For simplicity, most refiners wishing to hedge their price exposures have used a crack ratio usually expressed as X:Y:Z where X represents a number of barrels of crude oil, Y represents a number of barrels of gasoline and Z represents a number of barrels of distillate fuel oil, subject to the constraint that X=Y+Z. This crack ratio is used for hedging purposes by buying X barrels of crude oil and selling Y barrels of gasoline and Z barrels of distillate in the futures market. The crack spread X:Y:Z reflects the spread obtained by trading oil, gasoline and distillate according to this ratio. Widely used crack spreads have included 3:2:1, 5:3:2 and 2:1:1. As the 3:2:1 crack spread is the most popular of these, widely quoted crack spread benchmarks are the "Gulf Coast 3:2:1" and the "Chicago 3:2:1".

Various financial intermediaries in the commodity markets have tailored their products to facilitate trading crack spreads. For example, NYMEX offers virtual crack spread futures contracts by treating a basket of underlying NYMEX futures contracts corresponding to a crack spread as a single transaction. Treating crack spread futures baskets as a single transaction has the advantage of reducing the margin requirements for a crack spread futures position. Other market participants dealing over the counter provide even more customized products.

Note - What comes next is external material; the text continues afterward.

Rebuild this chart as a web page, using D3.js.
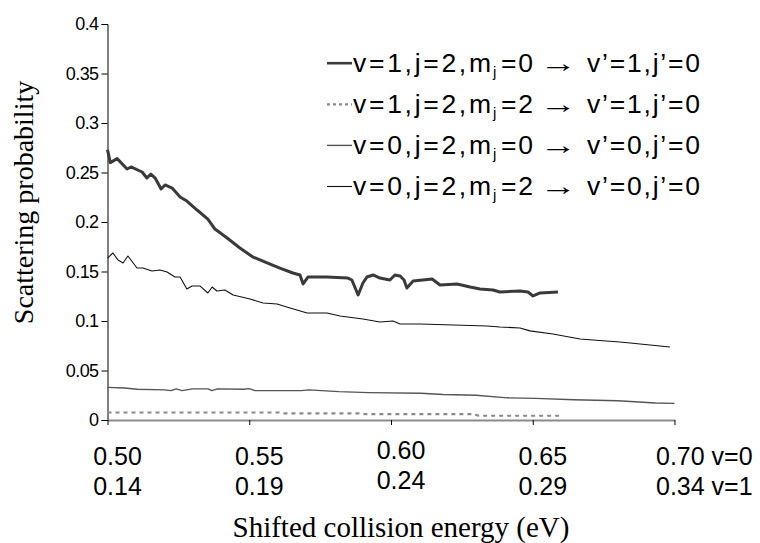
<!DOCTYPE html>
<html>
<head>
<meta charset="utf-8">
<script src="https://cdn.jsdelivr.net/npm/d3@7"></script>
<style>
  html, body { margin: 0; padding: 0; background: #fff; }
  svg { display: block; }
</style>
</head>
<body>
<svg id="chart" width="760" height="543"></svg>
<script>
// ---------- data ----------
const yTickValues = [0, 0.05, 0.1, 0.15, 0.2, 0.25, 0.3, 0.35, 0.4];
const yTickLabels = ["0", "0.05", "0.1", "0.15", "0.2", "0.25", "0.3", "0.35", "0.4"];
const xTickValues = [0.50, 0.55, 0.60, 0.65, 0.70];
const xTickLabelsV0 = ["0.50", "0.55", "0.60", "0.65", "0.70"];
const xTickLabelsV1 = ["0.14", "0.19", "0.24", "0.29", "0.34"];
const xTickSuffixV0 = ["", "", "", "", " v=0"];
const xTickSuffixV1 = ["", "", "", "", " v=1"];

// v=1, j=2, mj=0 -> v'=1, j'=0
const s1X = [0.500,0.501,0.5034,0.5069,0.5083,0.5122,0.5139,0.5153,0.5168,0.5189,0.5203,0.5228,0.5256,0.528,0.5316,0.5354,0.5379,0.5422,0.5467,0.5513,0.5563,0.5608,0.5654,0.5679,0.569,0.5707,0.5774,0.5848,0.5862,0.5884,0.5901,0.5915,0.5937,0.5961,0.5996,0.6014,0.6032,0.6046,0.6056,0.6078,0.6145,0.6173,0.6233,0.6279,0.6314,0.636,0.6384,0.6455,0.6483,0.6501,0.6526,0.6589];
const s1Y = [0.273,0.260,0.264,0.2535,0.2556,0.2505,0.2444,0.2485,0.2444,0.2333,0.2374,0.2343,0.2253,0.2212,0.2121,0.203,0.1929,0.1838,0.1737,0.1646,0.1586,0.1535,0.1485,0.1465,0.1374,0.1444,0.1444,0.1434,0.1414,0.1263,0.1384,0.1444,0.1465,0.1434,0.1414,0.1465,0.1455,0.1414,0.1333,0.1404,0.1424,0.1364,0.1374,0.1343,0.1323,0.1313,0.1293,0.1303,0.1293,0.1253,0.1283,0.1293];

// v=1, j=2, mj=2 -> v'=1, j'=0
const s2X = [0.500, 0.530, 0.5605, 0.5625, 0.589, 0.591, 0.629, 0.631, 0.6605];
const s2Y = [0.0076, 0.0076, 0.0076, 0.0066, 0.0066, 0.0060, 0.0060, 0.0043, 0.0043];

// v=0, j=2, mj=0 -> v'=0, j'=0
const s3X = [0.500,0.506,0.5105,0.520,0.5224,0.5243,0.5263,0.530,0.5355,0.5368,0.5388,0.548,0.550,0.552,0.5684,0.571,0.5816,0.592,0.6105,0.6184,0.630,0.641,0.651,0.6645,0.680,0.6934,0.700];
const s3Y = [0.033,0.0323,0.031,0.0304,0.0297,0.0314,0.0297,0.0314,0.0314,0.0297,0.0314,0.031,0.0317,0.0297,0.0297,0.0304,0.0287,0.0277,0.027,0.0257,0.025,0.0224,0.0218,0.0205,0.0195,0.0172,0.0168];

// v=0, j=2, mj=2 -> v'=0, j'=0
const s4X = [0.500,0.5019,0.5037,0.5055,0.5072,0.5104,0.5125,0.5157,0.5185,0.521,0.5238,0.5256,0.528,0.5298,0.5326,0.5354,0.5369,0.5386,0.5414,0.5443,0.5503,0.5549,0.5598,0.5644,0.5704,0.5774,0.582,0.5901,0.5961,0.6007,0.6032,0.6102,0.6339,0.6384,0.6455,0.649,0.6571,0.6667,0.6712,0.6808,0.6914,0.6984];
const s4Y = [0.1636,0.1687,0.1616,0.1586,0.1657,0.1535,0.1535,0.1505,0.1515,0.1495,0.1444,0.1444,0.1323,0.1354,0.1354,0.1283,0.1343,0.1303,0.1313,0.1263,0.1222,0.1182,0.1172,0.1131,0.1081,0.1081,0.1051,0.102,0.099,0.1,0.097,0.097,0.095,0.094,0.093,0.09,0.0869,0.0818,0.0808,0.0788,0.0758,0.0737];

const seriesNames = ["s1", "s2", "s3", "s4"];
const legendPre = ["v=1,j=2,m", "v=1,j=2,m", "v=0,j=2,m", "v=0,j=2,m"];
const legendMid = ["=0", "=2", "=0", "=2"];
const legendPost = ["v\u2019=1,j\u2019=0", "v\u2019=1,j\u2019=0", "v\u2019=0,j\u2019=0", "v\u2019=0,j\u2019=0"];

// ---------- layout / style ----------
const svg = d3.select("#chart");
const x = d3.scaleLinear().domain([0.5, 0.7]).range([107.5, 674.5]);
const y = d3.scaleLinear().domain([0, 0.4]).range([420, 24]);

const styles = {
  s1: { stroke: "#3a3a3a", width: 3, dash: null },
  s2: { stroke: "#8a8a8a", width: 2.2, dash: "4,4" },
  s3: { stroke: "#555", width: 1.4, dash: null },
  s4: { stroke: "#111", width: 1.1, dash: null }
};
const seriesData = {
  s1: s1X.map((v, i) => [v, s1Y[i]]),
  s2: s2X.map((v, i) => [v, s2Y[i]]),
  s3: s3X.map((v, i) => [v, s3Y[i]]),
  s4: s4X.map((v, i) => [v, s4Y[i]])
};

// y axis
const yAxis = d3.axisLeft(y).tickValues(yTickValues)
  .tickFormat((d, i) => yTickLabels[i]).tickSize(6).tickPadding(3);
const gy = svg.append("g").attr("transform", "translate(107.5,0)").call(yAxis);
gy.select(".domain").attr("stroke", "#000").attr("stroke-width", 1);
gy.selectAll(".tick line").attr("stroke", "#000");
gy.selectAll(".tick text")
  .attr("font-family", "'Liberation Sans', Arial, sans-serif")
  .attr("font-size", 18).attr("fill", "#000").attr("letter-spacing", -0.6);

// x axis
const xAxis = d3.axisBottom(x).tickValues(xTickValues).tickFormat("").tickSize(5).tickSizeOuter(0);
const gx = svg.append("g").attr("transform", "translate(0,420)").call(xAxis);
gx.select(".domain").attr("stroke", "#8c8c8c").attr("stroke-width", 2.2);
gx.selectAll(".tick line").attr("stroke", "#000");

// x tick labels (two rows)
const xLab = svg.append("g")
  .attr("font-family", "'Liberation Sans', Arial, sans-serif")
  .attr("font-size", 25).attr("fill", "#000");
xTickValues.forEach((v, i) => {
  const dy = (i === 2) ? -6 : 0;
  const last = i === xTickValues.length - 1;
  const cx = x(v) + 10;
  const t1 = xLab.append("text").attr("y", 464.5 + dy);
  const t2 = xLab.append("text").attr("y", 494.5 + dy);
  if (last) {
    t1.attr("x", x(v) - 18.5).attr("text-anchor", "start").text(xTickLabelsV0[i] + xTickSuffixV0[i]);
    t2.attr("x", x(v) - 18.5).attr("text-anchor", "start").text(xTickLabelsV1[i] + xTickSuffixV1[i]);
  } else {
    t1.attr("x", cx).attr("text-anchor", "middle").text(xTickLabelsV0[i]);
    t2.attr("x", cx).attr("text-anchor", "middle").text(xTickLabelsV1[i]);
  }
});

// axis titles
svg.append("text")
  .attr("x", 401).attr("y", 537).attr("text-anchor", "middle")
  .attr("font-family", "'Liberation Serif', 'Times New Roman', serif")
  .attr("font-size", 29).attr("fill", "#000")
  .text("Shifted collision energy (eV)");
svg.append("text")
  .attr("transform", "translate(33,202.5) rotate(-90)")
  .attr("text-anchor", "middle")
  .attr("font-family", "'Liberation Serif', 'Times New Roman', serif")
  .attr("font-size", 28).attr("fill", "#000")
  .text("Scattering probability");

// series lines
const line = d3.line().x(d => x(d[0])).y(d => y(d[1]));
seriesNames.forEach(k => {
  const st = styles[k];
  svg.append("path").datum(seriesData[k])
    .attr("d", line).attr("fill", "none")
    .attr("stroke", st.stroke).attr("stroke-width", st.width)
    .attr("stroke-dasharray", st.dash)
    .attr("stroke-linejoin", "round");
});

// legend
const legBase = [71.7, 112.8, 153.9, 195];
const leg = svg.append("g")
  .attr("font-family", "'Liberation Sans', Arial, sans-serif")
  .attr("fill", "#000");
seriesNames.forEach((k, i) => {
  const st = styles[k];
  const by = legBase[i];
  leg.append("line").attr("x1", 327).attr("x2", 352)
    .attr("y1", by - 8.5).attr("y2", by - 8.5)
    .attr("stroke", st.stroke).attr("stroke-width", st.width === 3 ? 2.6 : st.width)
    .attr("stroke-dasharray", st.dash ? "3,3" : null);
  leg.append("text").attr("x", 353).attr("y", by).attr("font-size", 26.5)
    .attr("textLength", 138).attr("lengthAdjust", "spacing").text(legendPre[i]);
  leg.append("text").attr("x", 493).attr("y", by + 5).attr("font-size", 15).text("j");
  leg.append("text").attr("x", 501).attr("y", by).attr("font-size", 26.5)
    .attr("textLength", 32).attr("lengthAdjust", "spacing").text(legendMid[i]);
  leg.append("text").attr("x", 540).attr("y", by).attr("font-size", 26)
    .attr("textLength", 37).attr("lengthAdjust", "spacingAndGlyphs").text("\u2192");
  leg.append("text").attr("x", 587).attr("y", by).attr("font-size", 26.5)
    .attr("textLength", 113).attr("lengthAdjust", "spacing").text(legendPost[i]);
});
</script>
</body>
</html>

The following discussion of crack spread contracts comes from the Energy Information Administration publication Derivatives and Risk Management in the Petroleum, Natural Gas, and Electricity Industries:

Refiners’ profits are tied directly to the spread, or difference, between the price of crude oil and the prices of refined products. Because refiners can reliably predict their costs other than crude oil, the spread is their major uncertainty. One way in which a refiner could ensure a given spread would be to buy crude oil futures and sell product futures. Another would be to buy crude oil call options and sell product call options. Both of those strategies are complex, however, and they require the hedger to tie up funds in margin accounts.

To ease this burden, NYMEX in 1994 launched the crack spread contract. NYMEX treats crack spread purchases or sales of multiple futures as a single trade for the purposes of establishing margin requirements. The crack spread contract helps refiners to lock-in a crude oil price and heating oil and unleaded gasoline prices simultaneously in order to establish a fixed refining margin. One type of crack spread contract bundles the purchase of three crude oil futures (30,000 barrels) with the sale a month later of two unleaded gasoline futures (20,000 barrels) and one heating oil future (10,000 barrels). The 3-2-1 ratio approximates the real-world ratio of refinery output—2 barrels of unleaded gasoline and 1 barrel of heating oil from 3 barrels of crude oil. Buyers and sellers concern themselves only with the margin requirements for the crack spread contract. They do not deal with individual margins for the underlying trades.

An average 3-2-1 ratio based on sweet crude is not appropriate for all refiners, however, and the OTC market provides contracts that better reflect the situation of individual refineries. Some refineries specialize in heavy crude oils, while others specialize in gasoline. One thing OTC traders can attempt is to aggregate individual refineries so that the trader’s portfolio is close to the exchange ratios. Traders can also devise swaps that are based on the differences between their clients’ situations and the exchange standards.